• [WHAT YOU ARE ASKED TO DO] Leave out all pictures and give back precisely the lines from the line with "Output the Python" to the line with "LABEL_SIZE = 16.5", including those two lines.

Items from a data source

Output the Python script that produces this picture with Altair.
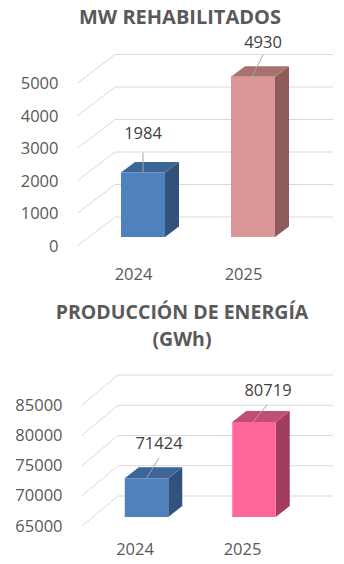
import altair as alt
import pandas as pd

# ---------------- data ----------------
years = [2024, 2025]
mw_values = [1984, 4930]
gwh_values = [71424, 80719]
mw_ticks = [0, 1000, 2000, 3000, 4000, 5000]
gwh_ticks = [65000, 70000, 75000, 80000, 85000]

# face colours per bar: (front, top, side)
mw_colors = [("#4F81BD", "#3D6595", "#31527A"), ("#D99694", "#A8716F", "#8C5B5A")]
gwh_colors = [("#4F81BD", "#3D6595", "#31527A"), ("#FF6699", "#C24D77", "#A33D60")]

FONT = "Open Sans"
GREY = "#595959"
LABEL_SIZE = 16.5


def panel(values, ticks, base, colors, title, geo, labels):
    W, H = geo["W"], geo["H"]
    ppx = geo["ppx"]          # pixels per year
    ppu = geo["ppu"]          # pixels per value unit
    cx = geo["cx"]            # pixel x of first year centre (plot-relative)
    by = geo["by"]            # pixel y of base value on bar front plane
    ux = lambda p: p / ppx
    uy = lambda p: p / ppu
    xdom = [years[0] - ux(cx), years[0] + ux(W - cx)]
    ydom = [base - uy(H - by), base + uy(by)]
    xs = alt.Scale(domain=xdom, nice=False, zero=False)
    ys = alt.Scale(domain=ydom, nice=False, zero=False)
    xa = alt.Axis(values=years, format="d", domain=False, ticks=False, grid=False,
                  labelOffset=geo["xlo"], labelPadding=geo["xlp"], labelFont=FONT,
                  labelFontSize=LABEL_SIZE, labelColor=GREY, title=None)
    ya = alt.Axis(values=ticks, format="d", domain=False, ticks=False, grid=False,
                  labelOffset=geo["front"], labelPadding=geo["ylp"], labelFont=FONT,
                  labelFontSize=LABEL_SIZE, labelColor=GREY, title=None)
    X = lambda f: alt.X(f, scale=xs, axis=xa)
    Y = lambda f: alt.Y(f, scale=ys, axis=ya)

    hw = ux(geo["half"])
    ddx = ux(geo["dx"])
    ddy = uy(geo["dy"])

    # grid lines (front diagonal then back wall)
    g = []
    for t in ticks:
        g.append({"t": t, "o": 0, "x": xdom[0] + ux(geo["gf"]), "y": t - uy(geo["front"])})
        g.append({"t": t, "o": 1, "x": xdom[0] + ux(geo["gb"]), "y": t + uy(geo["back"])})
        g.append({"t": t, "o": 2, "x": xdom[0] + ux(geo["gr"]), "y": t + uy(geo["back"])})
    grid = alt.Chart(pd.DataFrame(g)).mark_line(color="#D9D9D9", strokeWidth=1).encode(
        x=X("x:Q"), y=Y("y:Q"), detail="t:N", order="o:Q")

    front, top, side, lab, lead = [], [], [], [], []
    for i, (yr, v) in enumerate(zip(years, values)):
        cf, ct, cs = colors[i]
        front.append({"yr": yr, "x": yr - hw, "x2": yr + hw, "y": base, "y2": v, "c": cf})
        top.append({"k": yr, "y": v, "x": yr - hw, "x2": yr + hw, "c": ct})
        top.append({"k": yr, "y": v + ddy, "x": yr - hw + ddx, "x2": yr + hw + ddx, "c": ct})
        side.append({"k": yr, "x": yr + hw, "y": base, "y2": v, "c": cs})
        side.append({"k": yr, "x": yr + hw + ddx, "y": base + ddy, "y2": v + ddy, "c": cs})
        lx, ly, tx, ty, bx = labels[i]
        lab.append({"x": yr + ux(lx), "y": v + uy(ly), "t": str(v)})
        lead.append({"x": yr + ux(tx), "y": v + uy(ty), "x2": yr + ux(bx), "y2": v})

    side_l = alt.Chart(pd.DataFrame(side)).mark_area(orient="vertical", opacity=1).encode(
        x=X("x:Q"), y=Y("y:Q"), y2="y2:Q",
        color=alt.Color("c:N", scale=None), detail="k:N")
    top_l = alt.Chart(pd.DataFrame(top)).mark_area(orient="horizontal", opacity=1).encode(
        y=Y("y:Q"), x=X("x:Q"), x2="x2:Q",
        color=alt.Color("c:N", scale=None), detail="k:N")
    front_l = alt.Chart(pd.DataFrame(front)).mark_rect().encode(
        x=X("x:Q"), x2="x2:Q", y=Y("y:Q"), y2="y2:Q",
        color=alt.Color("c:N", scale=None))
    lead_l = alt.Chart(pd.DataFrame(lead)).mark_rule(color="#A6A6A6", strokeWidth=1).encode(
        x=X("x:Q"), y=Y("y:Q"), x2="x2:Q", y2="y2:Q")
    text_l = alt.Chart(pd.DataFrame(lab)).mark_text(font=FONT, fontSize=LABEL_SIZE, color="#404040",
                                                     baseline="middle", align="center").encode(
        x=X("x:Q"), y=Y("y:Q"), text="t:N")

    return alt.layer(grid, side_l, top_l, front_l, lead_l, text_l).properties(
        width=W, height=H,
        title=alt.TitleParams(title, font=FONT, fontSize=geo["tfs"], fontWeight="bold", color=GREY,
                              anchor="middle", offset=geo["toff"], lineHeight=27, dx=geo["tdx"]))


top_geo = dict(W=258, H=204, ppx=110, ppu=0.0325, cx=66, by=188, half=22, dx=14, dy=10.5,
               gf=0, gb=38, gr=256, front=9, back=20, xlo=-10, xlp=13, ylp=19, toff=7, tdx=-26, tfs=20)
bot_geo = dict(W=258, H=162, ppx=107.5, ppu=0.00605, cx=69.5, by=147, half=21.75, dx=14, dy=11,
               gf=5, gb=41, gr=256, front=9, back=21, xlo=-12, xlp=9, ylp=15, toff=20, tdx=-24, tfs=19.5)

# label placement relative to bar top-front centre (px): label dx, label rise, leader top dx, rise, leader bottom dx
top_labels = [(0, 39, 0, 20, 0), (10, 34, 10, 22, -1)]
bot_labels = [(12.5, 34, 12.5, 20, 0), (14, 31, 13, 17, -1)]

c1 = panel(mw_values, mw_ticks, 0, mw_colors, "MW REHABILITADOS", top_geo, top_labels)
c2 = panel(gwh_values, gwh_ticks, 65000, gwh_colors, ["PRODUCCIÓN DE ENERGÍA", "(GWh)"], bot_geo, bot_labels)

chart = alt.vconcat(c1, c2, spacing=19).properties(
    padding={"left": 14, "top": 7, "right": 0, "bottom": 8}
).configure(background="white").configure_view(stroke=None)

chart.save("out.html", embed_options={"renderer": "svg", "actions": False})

* * *

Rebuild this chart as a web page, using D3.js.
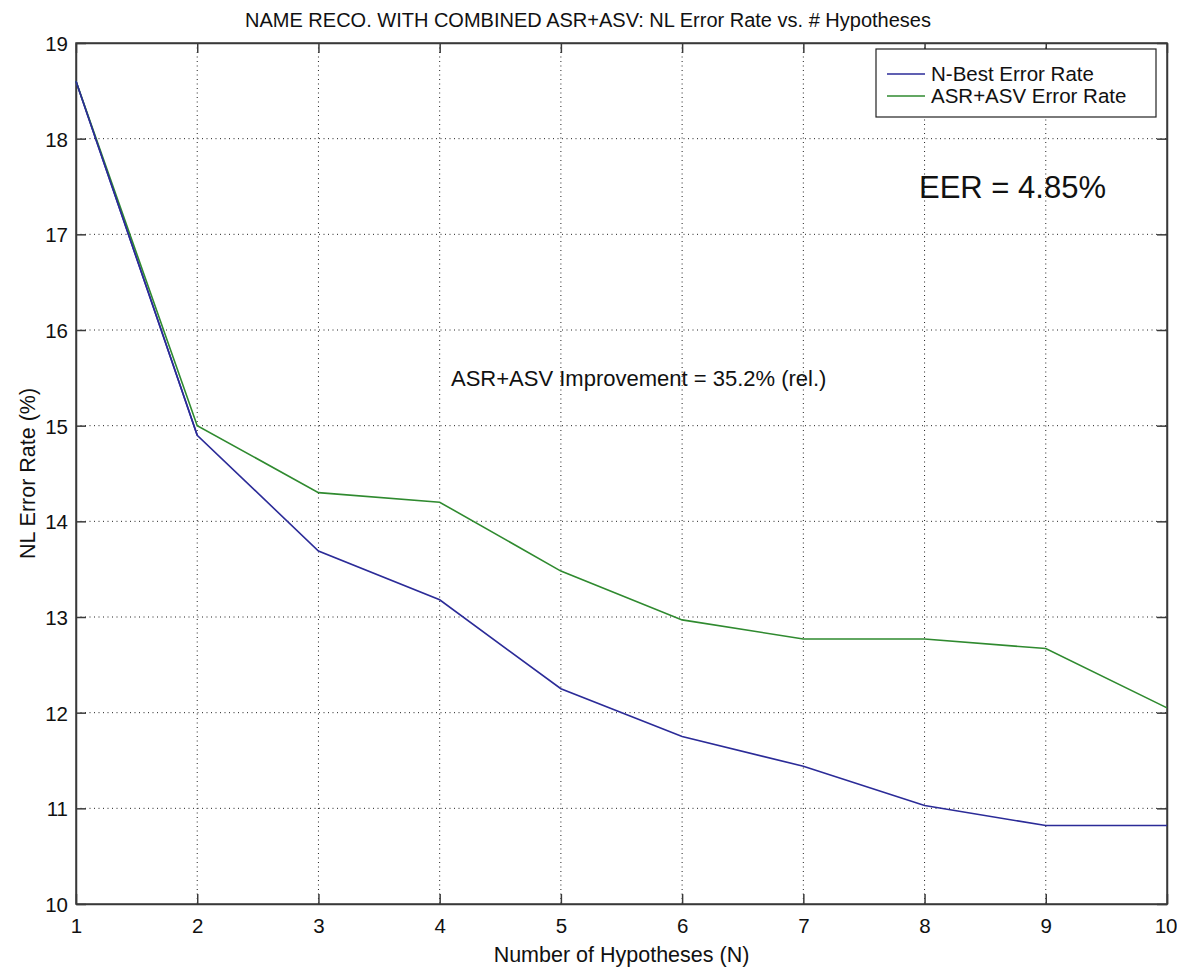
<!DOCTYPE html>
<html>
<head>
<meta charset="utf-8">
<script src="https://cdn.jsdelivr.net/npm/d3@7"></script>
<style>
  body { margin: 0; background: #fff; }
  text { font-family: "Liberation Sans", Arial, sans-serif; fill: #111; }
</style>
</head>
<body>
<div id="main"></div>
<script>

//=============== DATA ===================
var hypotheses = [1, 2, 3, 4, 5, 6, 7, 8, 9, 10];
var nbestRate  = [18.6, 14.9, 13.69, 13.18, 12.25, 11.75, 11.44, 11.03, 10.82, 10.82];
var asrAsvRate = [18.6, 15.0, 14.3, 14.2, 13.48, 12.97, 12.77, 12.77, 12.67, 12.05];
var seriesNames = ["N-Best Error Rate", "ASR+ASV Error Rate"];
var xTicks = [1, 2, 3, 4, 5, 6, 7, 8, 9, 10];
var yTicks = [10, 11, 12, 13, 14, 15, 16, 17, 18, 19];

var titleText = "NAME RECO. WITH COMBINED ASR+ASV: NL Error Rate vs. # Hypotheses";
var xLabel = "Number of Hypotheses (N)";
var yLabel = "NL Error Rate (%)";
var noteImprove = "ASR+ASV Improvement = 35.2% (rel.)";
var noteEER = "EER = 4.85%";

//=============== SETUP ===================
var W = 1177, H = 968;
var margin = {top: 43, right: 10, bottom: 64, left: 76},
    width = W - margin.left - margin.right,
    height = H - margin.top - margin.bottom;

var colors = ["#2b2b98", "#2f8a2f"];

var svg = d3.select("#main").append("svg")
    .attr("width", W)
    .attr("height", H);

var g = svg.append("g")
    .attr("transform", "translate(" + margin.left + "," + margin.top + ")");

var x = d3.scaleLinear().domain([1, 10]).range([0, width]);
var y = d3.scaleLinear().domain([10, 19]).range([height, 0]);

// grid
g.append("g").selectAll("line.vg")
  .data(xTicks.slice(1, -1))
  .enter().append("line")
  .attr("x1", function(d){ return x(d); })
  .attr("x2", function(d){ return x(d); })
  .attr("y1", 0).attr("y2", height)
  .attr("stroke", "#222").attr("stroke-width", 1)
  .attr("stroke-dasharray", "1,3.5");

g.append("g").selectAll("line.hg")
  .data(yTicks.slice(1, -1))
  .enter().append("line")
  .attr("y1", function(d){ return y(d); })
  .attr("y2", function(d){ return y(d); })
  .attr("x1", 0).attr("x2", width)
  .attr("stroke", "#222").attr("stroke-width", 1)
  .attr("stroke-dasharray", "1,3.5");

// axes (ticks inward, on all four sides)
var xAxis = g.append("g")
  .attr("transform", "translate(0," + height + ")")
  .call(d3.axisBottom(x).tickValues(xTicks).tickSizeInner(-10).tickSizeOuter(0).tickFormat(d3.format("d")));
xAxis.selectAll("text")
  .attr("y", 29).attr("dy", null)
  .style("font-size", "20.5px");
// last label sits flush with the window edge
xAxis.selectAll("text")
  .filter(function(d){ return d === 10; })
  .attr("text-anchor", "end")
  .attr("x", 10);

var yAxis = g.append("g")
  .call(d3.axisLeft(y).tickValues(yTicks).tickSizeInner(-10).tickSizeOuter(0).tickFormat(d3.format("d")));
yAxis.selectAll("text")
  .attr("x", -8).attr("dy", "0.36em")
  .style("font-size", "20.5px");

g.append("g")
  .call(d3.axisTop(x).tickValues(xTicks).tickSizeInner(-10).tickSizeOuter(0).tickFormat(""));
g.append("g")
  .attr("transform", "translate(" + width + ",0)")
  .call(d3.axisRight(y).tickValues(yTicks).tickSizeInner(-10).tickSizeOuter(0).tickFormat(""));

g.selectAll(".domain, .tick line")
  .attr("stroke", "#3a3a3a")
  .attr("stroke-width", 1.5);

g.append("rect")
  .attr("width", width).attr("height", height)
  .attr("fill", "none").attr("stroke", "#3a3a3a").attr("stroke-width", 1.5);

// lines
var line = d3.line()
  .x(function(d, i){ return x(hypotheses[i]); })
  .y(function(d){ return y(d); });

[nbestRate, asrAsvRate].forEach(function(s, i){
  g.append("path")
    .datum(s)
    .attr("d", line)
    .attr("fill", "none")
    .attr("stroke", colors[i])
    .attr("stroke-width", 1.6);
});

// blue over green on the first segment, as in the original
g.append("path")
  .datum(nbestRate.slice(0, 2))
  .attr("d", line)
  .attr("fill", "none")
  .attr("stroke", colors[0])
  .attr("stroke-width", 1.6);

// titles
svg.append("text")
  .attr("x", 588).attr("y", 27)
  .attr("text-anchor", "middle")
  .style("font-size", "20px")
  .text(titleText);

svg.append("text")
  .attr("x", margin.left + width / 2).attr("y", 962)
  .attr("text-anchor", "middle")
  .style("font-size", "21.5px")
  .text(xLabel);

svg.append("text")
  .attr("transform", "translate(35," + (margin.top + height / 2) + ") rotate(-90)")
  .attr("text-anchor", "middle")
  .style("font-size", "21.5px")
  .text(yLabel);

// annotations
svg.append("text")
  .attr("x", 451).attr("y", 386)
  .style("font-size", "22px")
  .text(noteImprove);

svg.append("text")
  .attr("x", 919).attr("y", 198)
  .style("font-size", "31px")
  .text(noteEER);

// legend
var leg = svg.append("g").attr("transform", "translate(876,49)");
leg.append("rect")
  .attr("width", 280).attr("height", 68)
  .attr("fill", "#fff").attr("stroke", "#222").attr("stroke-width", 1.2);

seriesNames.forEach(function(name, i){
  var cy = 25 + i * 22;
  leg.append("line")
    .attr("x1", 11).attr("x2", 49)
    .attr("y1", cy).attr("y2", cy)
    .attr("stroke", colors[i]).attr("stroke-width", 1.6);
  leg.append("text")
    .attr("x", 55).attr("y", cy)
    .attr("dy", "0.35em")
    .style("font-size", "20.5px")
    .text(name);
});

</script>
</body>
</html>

• [SOLVED EXERCISE]
Output the Python script that produces this picture with Altair.
import altair as alt
import pandas as pd

# ---------------- data ----------------
years = [2024, 2025]
mw_values = [1984, 4930]
gwh_values = [71424, 80719]
mw_ticks = [0, 1000, 2000, 3000, 4000, 5000]
gwh_ticks = [65000, 70000, 75000, 80000, 85000]

# face colours per bar: (front, top, side)
mw_colors = [("#4F81BD", "#3D6595", "#31527A"), ("#D99694", "#A8716F", "#8C5B5A")]
gwh_colors = [("#4F81BD", "#3D6595", "#31527A"), ("#FF6699", "#C24D77", "#A33D60")]

FONT = "Open Sans"
GREY = "#595959"
LABEL_SIZE = 16.5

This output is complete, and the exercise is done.